▶ CHALLENGE: Go through the material and write it all out exactly, minus the pictures.

▶ RECORDED DATA:
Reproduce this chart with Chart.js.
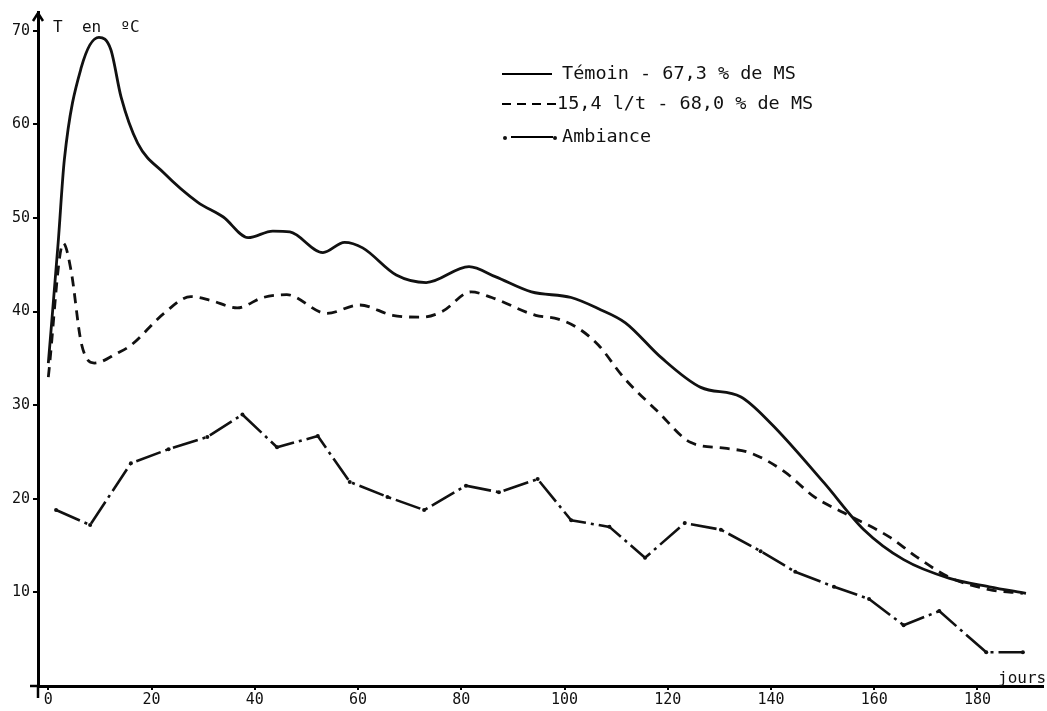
<!DOCTYPE html>
<html lang="fr">
<head>
<meta charset="UTF-8">
<title>Température</title>
<script src="https://cdn.jsdelivr.net/npm/chart.js"></script>
<style>
  body { margin: 0; background: #fff; }
  canvas { display: block; }
</style>
</head>
<body>
<canvas id="graphe" width="1047" height="711"></canvas>
<script>
// valeurs
const temoinJours = [0, 1.9, 3.1, 6.4, 9.8, 12.1, 14.1, 17.3, 22.4, 28.9, 33.9, 38.7, 43.5, 46.8, 53.2, 57.4, 60.9, 67.4, 73.2, 81.5, 86.7, 93.6, 101.3, 106.6, 111.8, 118.7, 126.4, 134.1, 139.9, 150.3, 158, 165.7, 174.6, 182.3, 189.4];
const temoinT =     [34.5, 47.3, 56.2, 66.1, 69.3, 68.0, 62.9, 58.0, 54.8, 51.7, 50.1, 47.9, 48.6, 48.5, 46.3, 47.4, 46.8, 43.9, 43.1, 44.8, 43.7, 42.1, 41.5, 40.3, 38.8, 35.1, 31.9, 30.9, 28.1, 21.7, 16.7, 13.5, 11.5, 10.6, 9.9];

const dose15Jours = [0, 2.9, 4.4, 6.4, 8.9, 13.5, 16, 22.4, 27.6, 31.4, 36.6, 41.6, 46.2, 53.9, 60.3, 66.7, 72.4, 76.3, 81.9, 85.9, 94.4, 98.8, 102.7, 106.6, 111.4, 118.1, 124.5, 131, 136, 142.6, 148.4, 154.1, 163, 168.2, 174.6, 182.3, 188.8];
const dose15T =     [33.0, 47.3, 44.4, 36.6, 34.5, 35.6, 36.4, 39.8, 41.6, 41.2, 40.4, 41.5, 41.8, 39.8, 40.7, 39.6, 39.4, 40.0, 42.1, 41.5, 39.6, 39.2, 38.2, 36.4, 33.0, 29.3, 26.0, 25.4, 24.9, 22.9, 20.2, 18.5, 15.9, 13.8, 11.6, 10.3, 9.9];

const ambianceJours = [1.5, 8.1, 16, 23.3, 30.8, 37.6, 44.3, 52.2, 58.4, 65.7, 72.8, 80.9, 87.3, 94.8, 101.3, 108.7, 115.6, 123.3, 130.3, 138, 144.7, 152.2, 159, 165.7, 172.6, 181.7, 188.8];
const ambianceT =     [18.8, 17.2, 23.8, 25.3, 26.6, 29.0, 25.5, 26.7, 21.8, 20.2, 18.8, 21.4, 20.7, 22.1, 17.7, 17.0, 13.7, 17.4, 16.7, 14.4, 12.2, 10.6, 9.3, 6.5, 8.0, 3.6, 3.6];

const xTicks = [0, 20, 40, 60, 80, 100, 120, 140, 160, 180];
const yTicks = [10, 20, 30, 40, 50, 60, 70];

const legendes = ['Témoin - 67,3 % de MS', '15,4 l/t - 68,0 % de MS', 'Ambiance'];

const points = (xs, ys) => xs.map((x, i) => ({ x: x, y: ys[i] }));

const police = '"DejaVu Sans Mono", monospace';

// titres d'axes, flèche et légende dessinés à la main
const decor = {
  id: 'decor',
  afterDraw(chart) {
    const c = chart.ctx;
    const a = chart.chartArea;
    c.save();
    c.strokeStyle = '#000';
    c.fillStyle = '#111';
    // flèche en haut de l'axe
    c.lineWidth = 2.5;
    c.beginPath();
    c.moveTo(a.left - 5, a.top + 9);
    c.lineTo(a.left, a.top + 1);
    c.lineTo(a.left + 5, a.top + 9);
    c.stroke();
    c.beginPath();
    c.moveTo(a.left, a.bottom);
    c.lineTo(a.left, a.bottom + 12);
    c.stroke();
    c.beginPath();
    c.moveTo(a.left - 8, a.bottom);
    c.lineTo(a.left, a.bottom);
    c.stroke();

    c.font = '16px ' + police;
    c.textBaseline = 'middle';
    c.textAlign = 'left';
    c.fillText('T  en  ºC', 53, 28);
    c.fillText('jours', 998, 679);

    // légende
    c.font = '18.5px ' + police;
    c.lineWidth = 2.2;
    let y = 74;
    c.beginPath(); c.moveTo(502, y); c.lineTo(552, y); c.stroke();
    c.fillText(legendes[0], 562, y);
    y = 104;
    c.setLineDash([9, 6]);
    c.beginPath(); c.moveTo(502, y); c.lineTo(556, y); c.stroke();
    c.setLineDash([]);
    c.fillText(legendes[1], 557, y);
    y = 137;
    c.beginPath(); c.arc(505, y + 1, 2, 0, Math.PI * 2); c.fill();
    c.beginPath(); c.moveTo(511, y); c.lineTo(553, y); c.stroke();
    c.beginPath(); c.arc(555, y + 1, 2, 0, Math.PI * 2); c.fill();
    c.fillText(legendes[2], 562, y);
    c.restore();
  }
};

new Chart(document.getElementById('graphe'), {
  type: 'scatter',
  data: {
    datasets: [
      {
        label: legendes[0],
        data: points(temoinJours, temoinT),
        showLine: true,
        borderColor: '#111',
        borderWidth: 2.8,
        pointRadius: 0,
        cubicInterpolationMode: 'monotone'
      },
      {
        label: legendes[1],
        data: points(dose15Jours, dose15T),
        showLine: true,
        borderColor: '#111',
        borderWidth: 2.8,
        borderDash: [10, 7],
        pointRadius: 0,
        cubicInterpolationMode: 'monotone'
      },
      {
        label: legendes[2],
        data: points(ambianceJours, ambianceT),
        showLine: true,
        borderColor: '#111',
        borderWidth: 2.6,
        borderDash: [26, 5, 3, 5],
        pointRadius: 2,
        pointBackgroundColor: '#111',
        pointBorderWidth: 0,
        tension: 0
      }
    ]
  },
  options: {
    responsive: false,
    animation: false,
    events: [],
    layout: { padding: { top: 12, right: 0, left: 0, bottom: 0 } },
    plugins: { legend: { display: false }, tooltip: { enabled: false } },
    scales: {
      x: {
        type: 'linear',
        min: -2,
        max: 192.7,
        afterFit: s => { s.height = 25; },
        afterBuildTicks: s => { s.ticks = xTicks.map(v => ({ value: v })); },
        border: { color: '#000', width: 3 },
        grid: { drawOnChartArea: false, color: '#000', tickLength: 4, lineWidth: 2 },
        ticks: { color: '#111', padding: 1, font: { family: police, size: 15 } }
      },
      y: {
        type: 'linear',
        min: 0,
        max: 72,
        afterFit: s => { s.width = 38; },
        afterBuildTicks: s => { s.ticks = yTicks.map(v => ({ value: v })); },
        border: { color: '#000', width: 3 },
        grid: { drawOnChartArea: false, color: '#000', tickLength: 5, lineWidth: 2 },
        ticks: { color: '#111', padding: 3, font: { family: police, size: 15 } }
      }
    }
  },
  plugins: [decor]
});
</script>
</body>
</html>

▶ WORKED ANSWER:
Reproduce this chart with Chart.js.
<!DOCTYPE html>
<html lang="fr">
<head>
<meta charset="UTF-8">
<title>Température</title>
<script src="https://cdn.jsdelivr.net/npm/chart.js"></script>
<style>
  body { margin: 0; background: #fff; }
  canvas { display: block; }
</style>
</head>
<body>
<canvas id="graphe" width="1047" height="711"></canvas>
<script>
// valeurs
const temoinJours = [0, 1.9, 3.1, 6.4, 9.8, 12.1, 14.1, 17.3, 22.4, 28.9, 33.9, 38.7, 43.5, 46.8, 53.2, 57.4, 60.9, 67.4, 73.2, 81.5, 86.7, 93.6, 101.3, 106.6, 111.8, 118.7, 126.4, 134.1, 139.9, 150.3, 158, 165.7, 174.6, 182.3, 189.4];
const temoinT =     [34.5, 47.3, 56.2, 66.1, 69.3, 68.0, 62.9, 58.0, 54.8, 51.7, 50.1, 47.9, 48.6, 48.5, 46.3, 47.4, 46.8, 43.9, 43.1, 44.8, 43.7, 42.1, 41.5, 40.3, 38.8, 35.1, 31.9, 30.9, 28.1, 21.7, 16.7, 13.5, 11.5, 10.6, 9.9];

const dose15Jours = [0, 2.9, 4.4, 6.4, 8.9, 13.5, 16, 22.4, 27.6, 31.4, 36.6, 41.6, 46.2, 53.9, 60.3, 66.7, 72.4, 76.3, 81.9, 85.9, 94.4, 98.8, 102.7, 106.6, 111.4, 118.1, 124.5, 131, 136, 142.6, 148.4, 154.1, 163, 168.2, 174.6, 182.3, 188.8];
const dose15T =     [33.0, 47.3, 44.4, 36.6, 34.5, 35.6, 36.4, 39.8, 41.6, 41.2, 40.4, 41.5, 41.8, 39.8, 40.7, 39.6, 39.4, 40.0, 42.1, 41.5, 39.6, 39.2, 38.2, 36.4, 33.0, 29.3, 26.0, 25.4, 24.9, 22.9, 20.2, 18.5, 15.9, 13.8, 11.6, 10.3, 9.9];

const ambianceJours = [1.5, 8.1, 16, 23.3, 30.8, 37.6, 44.3, 52.2, 58.4, 65.7, 72.8, 80.9, 87.3, 94.8, 101.3, 108.7, 115.6, 123.3, 130.3, 138, 144.7, 152.2, 159, 165.7, 172.6, 181.7, 188.8];
const ambianceT =     [18.8, 17.2, 23.8, 25.3, 26.6, 29.0, 25.5, 26.7, 21.8, 20.2, 18.8, 21.4, 20.7, 22.1, 17.7, 17.0, 13.7, 17.4, 16.7, 14.4, 12.2, 10.6, 9.3, 6.5, 8.0, 3.6, 3.6];

const xTicks = [0, 20, 40, 60, 80, 100, 120, 140, 160, 180];
const yTicks = [10, 20, 30, 40, 50, 60, 70];

const legendes = ['Témoin - 67,3 % de MS', '15,4 l/t - 68,0 % de MS', 'Ambiance'];

const points = (xs, ys) => xs.map((x, i) => ({ x: x, y: ys[i] }));

const police = '"DejaVu Sans Mono", monospace';

// titres d'axes, flèche et légende dessinés à la main
const decor = {
  id: 'decor',
  afterDraw(chart) {
    const c = chart.ctx;
    const a = chart.chartArea;
    c.save();
    c.strokeStyle = '#000';
    c.fillStyle = '#111';
    // flèche en haut de l'axe
    c.lineWidth = 2.5;
    c.beginPath();
    c.moveTo(a.left - 5, a.top + 9);
    c.lineTo(a.left, a.top + 1);
    c.lineTo(a.left + 5, a.top + 9);
    c.stroke();
    c.beginPath();
    c.moveTo(a.left, a.bottom);
    c.lineTo(a.left, a.bottom + 12);
    c.stroke();
    c.beginPath();
    c.moveTo(a.left - 8, a.bottom);
    c.lineTo(a.left, a.bottom);
    c.stroke();

    c.font = '16px ' + police;
    c.textBaseline = 'middle';
    c.textAlign = 'left';
    c.fillText('T  en  ºC', 53, 28);
    c.fillText('jours', 998, 679);

    // légende
    c.font = '18.5px ' + police;
    c.lineWidth = 2.2;
    let y = 74;
    c.beginPath(); c.moveTo(502, y); c.lineTo(552, y); c.stroke();
    c.fillText(legendes[0], 562, y);
    y = 104;
    c.setLineDash([9, 6]);
    c.beginPath(); c.moveTo(502, y); c.lineTo(556, y); c.stroke();
    c.setLineDash([]);
    c.fillText(legendes[1], 557, y);
    y = 137;
    c.beginPath(); c.arc(505, y + 1, 2, 0, Math.PI * 2); c.fill();
    c.beginPath(); c.moveTo(511, y); c.lineTo(553, y); c.stroke();
    c.beginPath(); c.arc(555, y + 1, 2, 0, Math.PI * 2); c.fill();
    c.fillText(legendes[2], 562, y);
    c.restore();
  }
};

new Chart(document.getElementById('graphe'), {
  type: 'scatter',
  data: {
    datasets: [
      {
        label: legendes[0],
        data: points(temoinJours, temoinT),
        showLine: true,
        borderColor: '#111',
        borderWidth: 2.8,
        pointRadius: 0,
        cubicInterpolationMode: 'monotone'
      },
      {
        label: legendes[1],
        data: points(dose15Jours, dose15T),
        showLine: true,
        borderColor: '#111',
        borderWidth: 2.8,
        borderDash: [10, 7],
        pointRadius: 0,
        cubicInterpolationMode: 'monotone'
      },
      {
        label: legendes[2],
        data: points(ambianceJours, ambianceT),
        showLine: true,
        borderColor: '#111',
        borderWidth: 2.6,
        borderDash: [26, 5, 3, 5],
        pointRadius: 2,
        pointBackgroundColor: '#111',
        pointBorderWidth: 0,
        tension: 0
      }
    ]
  },
  options: {
    responsive: false,
    animation: false,
    events: [],
    layout: { padding: { top: 12, right: 0, left: 0, bottom: 0 } },
    plugins: { legend: { display: false }, tooltip: { enabled: false } },
    scales: {
      x: {
        type: 'linear',
        min: -2,
        max: 192.7,
        afterFit: s => { s.height = 25; },
        afterBuildTicks: s => { s.ticks = xTicks.map(v => ({ value: v })); },
        border: { color: '#000', width: 3 },
        grid: { drawOnChartArea: false, color: '#000', tickLength: 4, lineWidth: 2 },
        ticks: { color: '#111', padding: 1, font: { family: police, size: 15 } }
      },
      y: {
        type: 'linear',
        min: 0,
        max: 72,
        afterFit: s => { s.width = 38; },
        afterBuildTicks: s => { s.ticks = yTicks.map(v => ({ value: v })); },
        border: { color: '#000', width: 3 },
        grid: { drawOnChartArea: false, color: '#000', tickLength: 5, lineWidth: 2 },
        ticks: { color: '#111', padding: 3, font: { family: police, size: 15 } }
      }
    }
  },
  plugins: [decor]
});
</script>
</body>
</html>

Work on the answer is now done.